Hay mujeres que tienen sus hijos presos, otras que están preocupadas porque caigan y otras más que les tienen “la cabeza frita” a sus crios adolescentes, explicándoles algo raro: “Aunque sean argentinos tienen que darse cuenta que no están en su país”. La mayoría los regresa a la isla, apenas cumplen seis años. Dirá Celestina: “Mi hija mayor estaba harta de ser una marginada y se regresó. Ahora es abogada y siempre me recrimina: a ver ¿cuándo vas a ver ahí a una dominicana en la universidad?”.

Simplemente María
Estamos en una de las ocho mesas de La Morena y sentada a mi lado está escuchando atentamente la conversación una mujer a la que vamos a llamar María. Acaba de llegar de su isla hace apenas tres días. Su belleza da miedo. No solo a mí, sino a todas las mujeres que la observan. María cuenta que tiene una prima que está trabajando en una casa de familia por 700 pesos mensuales. Que consiguió ese empleo a través de una iglesia y que pensó que quizá ella, que tiene un diploma de peluquera, podía obtener incluso mejor paga.
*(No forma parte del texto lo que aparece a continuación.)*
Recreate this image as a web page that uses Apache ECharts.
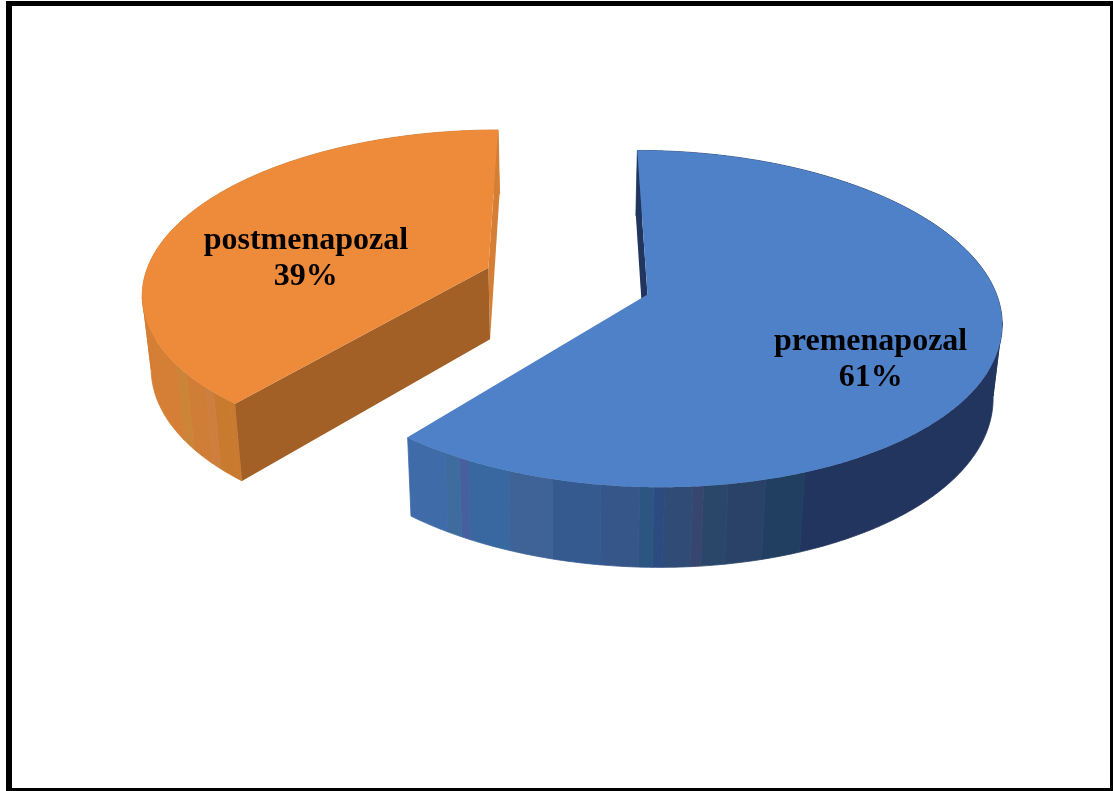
<!DOCTYPE html>
<html>
<head>
<meta charset="utf-8">
<style>html,body{margin:0;padding:0;background:#fff}#c{width:1113px;height:791px}</style>
<script src="https://cdn.jsdelivr.net/npm/echarts@6/dist/echarts.min.js"></script>
</head>
<body>
<div id="c"></div>
<script>
// --- data ---
const categories = ['premenapozal', 'postmenapozal'];
const shares = [61, 39];

// --- appearance / camera (not data) ---
const topColors = ['#4f81c8', '#ed8b3b'];
const startFaceColors = ['#21355f', '#a25f26'];
const endFaceColors = ['#21355f', '#d47f35'];
// wall shading bands: [right-hand screen x limit, colour]
const wallBands = [
  [[445,'#3f6ba9'],[458,'#3e6c9e'],[468,'#46609f'],[507,'#39679f'],[552,'#3f6297'],[600,'#355a90'],
   [637,'#365589'],[652,'#2d5582'],[663,'#2b4b81'],[693,'#304b75'],[702,'#37466f'],[727,'#2a4669'],
   [763,'#2b4268'],[803,'#203f61'],[2000,'#21355f']],
  [[175,'#d47f35'],[185,'#cc8438'],[205,'#cf7d37'],[212,'#cd7f3f'],[230,'#c87b2f'],[2000,'#ca7a30']]
];
const labelRadius = [0.65, 0.592];
const labelDrop = [28, 21.5];
const cam = {x0:567, y0:281, a:345, b:161, p:0.1427, explode:0.245, shrink:0.979, h0:72, h1:7.5};

function project(wx, wz) {
  const d = 1 - cam.p * wz;
  return [cam.x0 + cam.a * wx / d, cam.y0 + cam.b * wz / d];
}
function lower(pt, wz) {
  return [cam.x0 + (pt[0] - cam.x0) * cam.shrink, pt[1] + cam.h0 + cam.h1 * wz];
}
function area(poly) {
  let s = 0;
  for (let i = 0; i < poly.length; i++) {
    const a = poly[i], b = poly[(i + 1) % poly.length];
    s += a[0] * b[1] - b[0] * a[1];
  }
  return s;
}
const total = shares.reduce((a, b) => a + b, 0);

function renderSlice(params, api) {
  const i = params.dataIndex;
  const val = api.value(0);
  let before = 0;
  for (let k = 0; k < i; k++) before += shares[k];
  const t0 = before / total * 2 * Math.PI;
  const t1 = (before + val) / total * 2 * Math.PI;
  const mid = (t0 + t1) / 2;
  const ox = cam.explode * Math.sin(mid), oz = -cam.explode * Math.cos(mid);
  const rimW = t => [ox + Math.sin(t), oz - Math.cos(t)];
  const top = t => { const w = rimW(t); return project(w[0], w[1]); };
  const bot = t => { const w = rimW(t); return lower(project(w[0], w[1]), w[1]); };
  const apexT = project(ox, oz), apexB = lower(apexT, oz);
  const children = [];
  const step = Math.PI / 360;
  const bands = wallBands[i];
  const bandOf = x => { for (let b = 0; b < bands.length; b++) if (x <= bands[b][0]) return b; return bands.length - 1; };

  // outer wall, merged into shaded bands; a band is split where the rim turns back in x
  let run = null;
  const flush = () => {
    if (!run || run.ts.length < 2) return;
    const up = run.ts.map(top), dn = run.ts.map(bot).reverse();
    const c = bands[run.b][1];
    children.push({type:'polygon', shape:{points: up.concat(dn)}, style:{fill:c, stroke:c, lineWidth:0.8}});
  };
  for (let t = t0; t < t1 + step / 2; t += step) {
    const tt = Math.min(t, t1);
    const x = top(tt)[0];
    const b = bandOf(x);
    const dir = Math.sign(top(Math.min(tt + step, t1 + step))[0] - x);
    if (!run || run.b !== b || run.dir !== dir) {
      const last = run ? run.ts[run.ts.length - 1] : null;
      flush();
      run = {b, dir, ts: last !== null ? [last] : []};
    }
    run.ts.push(tt);
  }
  flush();

  // cut faces, only when they face the viewer
  const sF = [apexT, top(t0), bot(t0), apexB];
  const eF = [apexT, top(t1), bot(t1), apexB];
  if (area(eF) > 0) children.push({type:'polygon', shape:{points:eF}, style:{fill:endFaceColors[i]}});
  if (area(sF) < 0) children.push({type:'polygon', shape:{points:sF}, style:{fill:startFaceColors[i]}});

  // top face
  const pts = [apexT];
  for (let t = t0; t < t1; t += step) pts.push(top(t));
  pts.push(top(t1));
  children.push({type:'polygon', shape:{points:pts}, style:{fill:topColors[i]}});

  // label
  const lr = labelRadius[i];
  const lp = project(ox + lr * Math.sin(mid), oz - lr * Math.cos(mid));
  children.push({
    type:'text',
    style:{
      text: categories[i] + '\n' + Math.round(val / total * 100) + '%',
      x: lp[0], y: lp[1] + labelDrop[i],
      fill:'#000', textAlign:'center', textVerticalAlign:'middle',
      fontFamily:'"Liberation Serif", serif', fontWeight:'bold', fontSize:32, lineHeight:36
    }
  });
  return {type:'group', children};
}

const chart = echarts.init(document.getElementById('c'), null, {renderer:'canvas'});
const black = {fill:'#000'};
chart.setOption({
  backgroundColor:'#fff',
  animation:false,
  graphic:[
    {type:'rect', shape:{x:6, y:1, width:1107, height:5}, style:black},
    {type:'rect', shape:{x:6, y:1, width:6, height:790}, style:black},
    {type:'rect', shape:{x:1110, y:1, width:3, height:790}, style:black},
    {type:'rect', shape:{x:6, y:788, width:1107, height:3}, style:black}
  ],
  series:[{
    type:'custom',
    coordinateSystem:'none',
    renderItem:renderSlice,
    data:categories.map((n, k) => ({name:n, value:[shares[k]]}))
  }]
});
</script>
</body>
</html>
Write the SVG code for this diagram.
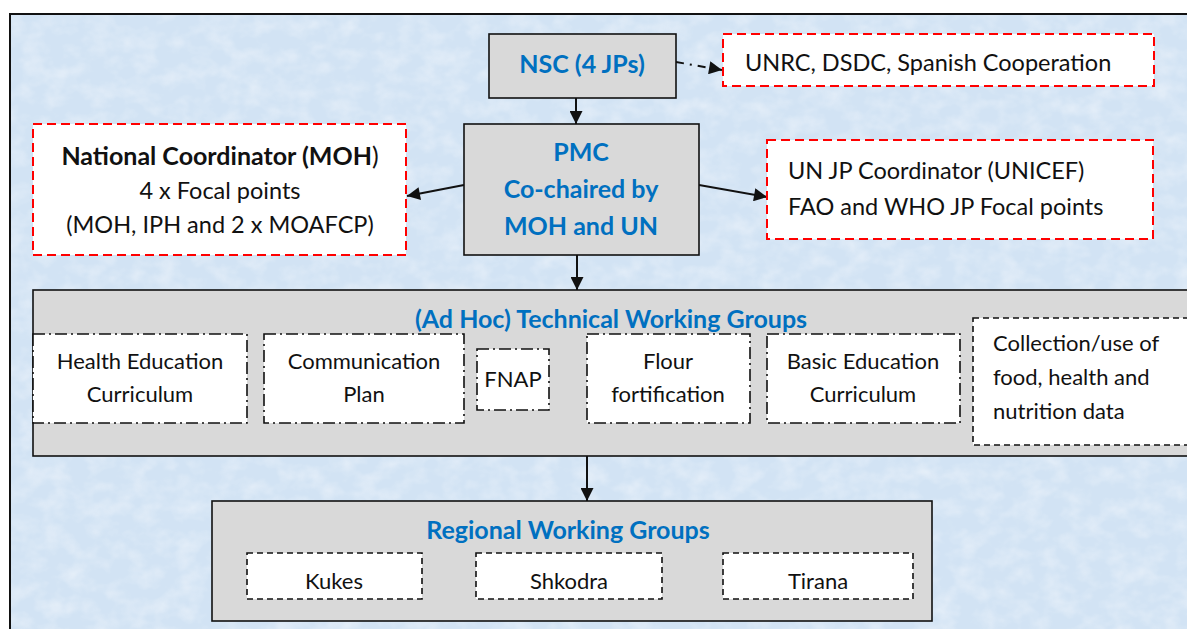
<svg xmlns="http://www.w3.org/2000/svg" width="1187" height="629" viewBox="0 0 1187 629">
  <style>
    .t { font-family: Lato, "Liberation Sans", sans-serif; font-size: 23.5px; fill: #111; }
    .s { font-size: 22px; }
    .c { text-anchor: middle; }
    .h { font-weight: bold; fill: #0070c0; font-size: 25px; }
    .b { font-weight: bold; font-size: 25px; }
    .grey { fill: #d9d9d9; stroke: #111; stroke-width: 1.6; }
    .red { fill: #fff; stroke: #ff0000; stroke-width: 2; stroke-dasharray: 9 5; }
    .dd { fill: #fff; stroke: #111; stroke-width: 1.6; stroke-dasharray: 12 4 2 4; }
    .ds { fill: #fff; stroke: #111; stroke-width: 1.6; stroke-dasharray: 6 4; }
    .ln { stroke: #111; stroke-width: 2; fill: none; }
  </style>
  <defs>
    <marker id="arrow" viewBox="0 0 10 10" refX="10" refY="5" markerWidth="16" markerHeight="13" markerUnits="userSpaceOnUse" orient="auto">
      <path d="M0,0 L10,5 L0,10 z" fill="#111"/>
    </marker>
    <filter id="mottle" x="0" y="0" width="100%" height="100%">
      <feTurbulence type="fractalNoise" baseFrequency="0.045 0.06" numOctaves="3" seed="7" result="n"/>
      <feColorMatrix in="n" type="matrix" values="0 0 0 0 1  0 0 0 0 1  0 0 0 0 1  0 0 0 -1.8 1.1" result="w"/>
      <feComposite in="w" in2="SourceGraphic" operator="in"/>
    </filter>
  </defs>

  <!-- page and frame -->
  <rect x="0" y="0" width="1187" height="629" fill="#ffffff"/>
  <rect x="10" y="14" width="1190" height="620" fill="#d2e3f4"/>
  <rect x="10" y="14" width="1190" height="620" fill="#d2e3f4" filter="url(#mottle)" opacity="0.4"/>
  <path d="M10,640 L10,14 L1190,14" class="ln" stroke-width="2.2"/>

  <!-- connectors -->
  <g id="connectors">
    <line x1="676" y1="62" x2="722" y2="70" class="ln" stroke-dasharray="8 6 2 6" marker-end="url(#arrow)"/>
    <line x1="576" y1="98" x2="576" y2="124" class="ln" marker-end="url(#arrow)"/>
    <line x1="464" y1="185" x2="407" y2="196" class="ln" marker-end="url(#arrow)"/>
    <line x1="699" y1="185" x2="767" y2="197" class="ln" marker-end="url(#arrow)"/>
    <line x1="577" y1="255" x2="577" y2="290" class="ln" marker-end="url(#arrow)"/>
    <line x1="587" y1="456" x2="587" y2="501" class="ln" marker-end="url(#arrow)"/>
  </g>

  <!-- NSC -->
  <g id="nsc">
    <rect x="489" y="34" width="187" height="64" class="grey"/>
    <text x="582" y="73" class="t c h">NSC (4 JPs)</text>
  </g>

  <!-- external partners -->
  <g id="partners">
    <rect x="723" y="34" width="431" height="52" class="red"/>
    <text x="745" y="71" class="t">UNRC, DSDC, Spanish Cooperation</text>
  </g>

  <!-- PMC -->
  <g id="pmc">
    <rect x="464" y="124" width="235" height="131" class="grey"/>
    <text x="581" y="161" class="t c h">PMC</text>
    <text x="581" y="198" class="t c h">Co-chaired by</text>
    <text x="581" y="235" class="t c h">MOH and UN</text>
  </g>

  <!-- national coordinator -->
  <g id="national">
    <rect x="33" y="124" width="373" height="131" class="red"/>
    <text x="220" y="165" class="t c"><tspan class="b">National Coordinator (MOH</tspan><tspan font-size="25px">)</tspan></text>
    <text x="220" y="199" class="t c">4 x Focal points</text>
    <text x="220" y="233" class="t c">(MOH, IPH and 2 x MOAFCP)</text>
  </g>

  <!-- UN coordination -->
  <g id="un-coordination">
    <rect x="767" y="140" width="386" height="99" class="red"/>
    <text x="788" y="179" class="t">UN JP Coordinator (UNICEF)</text>
    <text x="788" y="215" class="t">FAO and WHO JP Focal points</text>
  </g>

  <!-- technical working groups -->
  <g id="twg">
    <rect x="33" y="290" width="1170" height="166" class="grey"/>
    <text x="611" y="328" class="t c h">(Ad Hoc) Technical Working Groups</text>
  </g>
  <g id="twg-health">
    <rect x="33" y="334" width="214" height="89" class="dd"/>
    <text x="140" y="369" class="t s c">Health Education</text>
    <text x="140" y="402" class="t s c">Curriculum</text>
  </g>
  <g id="twg-communication">
    <rect x="264" y="334" width="200" height="89" class="dd"/>
    <text x="364" y="369" class="t s c">Communication</text>
    <text x="364" y="402" class="t s c">Plan</text>
  </g>
  <g id="twg-fnap">
    <rect x="477" y="349" width="72" height="61" class="dd"/>
    <text x="513" y="387" class="t s c">FNAP</text>
  </g>
  <g id="twg-flour">
    <rect x="587" y="334" width="163" height="89" class="dd"/>
    <text x="668" y="369" class="t s c">Flour</text>
    <text x="668" y="402" class="t s c">fortification</text>
  </g>
  <g id="twg-basic">
    <rect x="767" y="334" width="193" height="89" class="dd"/>
    <text x="863" y="369" class="t s c">Basic Education</text>
    <text x="863" y="402" class="t s c">Curriculum</text>
  </g>
  <g id="twg-data">
    <rect x="973" y="318" width="230" height="127" class="ds"/>
    <text x="993" y="351" class="t s">Collection/use of</text>
    <text x="993" y="385" class="t s">food, health and</text>
    <text x="993" y="419" class="t s">nutrition data</text>
  </g>

  <!-- regional working groups -->
  <g id="regional">
    <rect x="212" y="501" width="720" height="120" class="grey"/>
    <text x="568" y="539" class="t c h">Regional Working Groups</text>
  </g>
  <g id="region-kukes">
    <rect x="247" y="553" width="175" height="46" class="ds"/>
    <text x="334" y="589" class="t s c">Kukes</text>
  </g>
  <g id="region-shkodra">
    <rect x="476" y="553" width="186" height="46" class="ds"/>
    <text x="569" y="589" class="t s c">Shkodra</text>
  </g>
  <g id="region-tirana">
    <rect x="723" y="553" width="190" height="46" class="ds"/>
    <text x="818" y="589" class="t s c">Tirana</text>
  </g>
</svg>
Apenas llegó lo confirmó: le ofrecieron 3 mil, a cambio de prostituirse en Río Gallegos. Celestina me mira a los ojos y me exige que le responda con sinceridad. “Dime con la mano en el corazón, mirando a esta mujer: ¿qué patrón de una casa, un negocio o una oficina no va a querer ponerle la mano encima? ¿Tu serías capaz de decirle que la van a tratar decentemente?”.
Aquí es donde se supone que debería escribir quién tiene razón, quién está errado.
Supongo que estos tiempos son tan complejos, oscuros, siniestros, que la única respuesta que alcanzo a balbucear, es que quizá, tal vez, a lo mejor, si redacto esta nota sin más pretensiones que la de contarle a alguien cómo es quedarse sin respuestas, este violento oficio de escribir recupere su verdadero sentido.
Los dejo entonces a solas, con las preguntas que siembran en nuestro corazón las mujeres dominicanas del barrio de Constitución.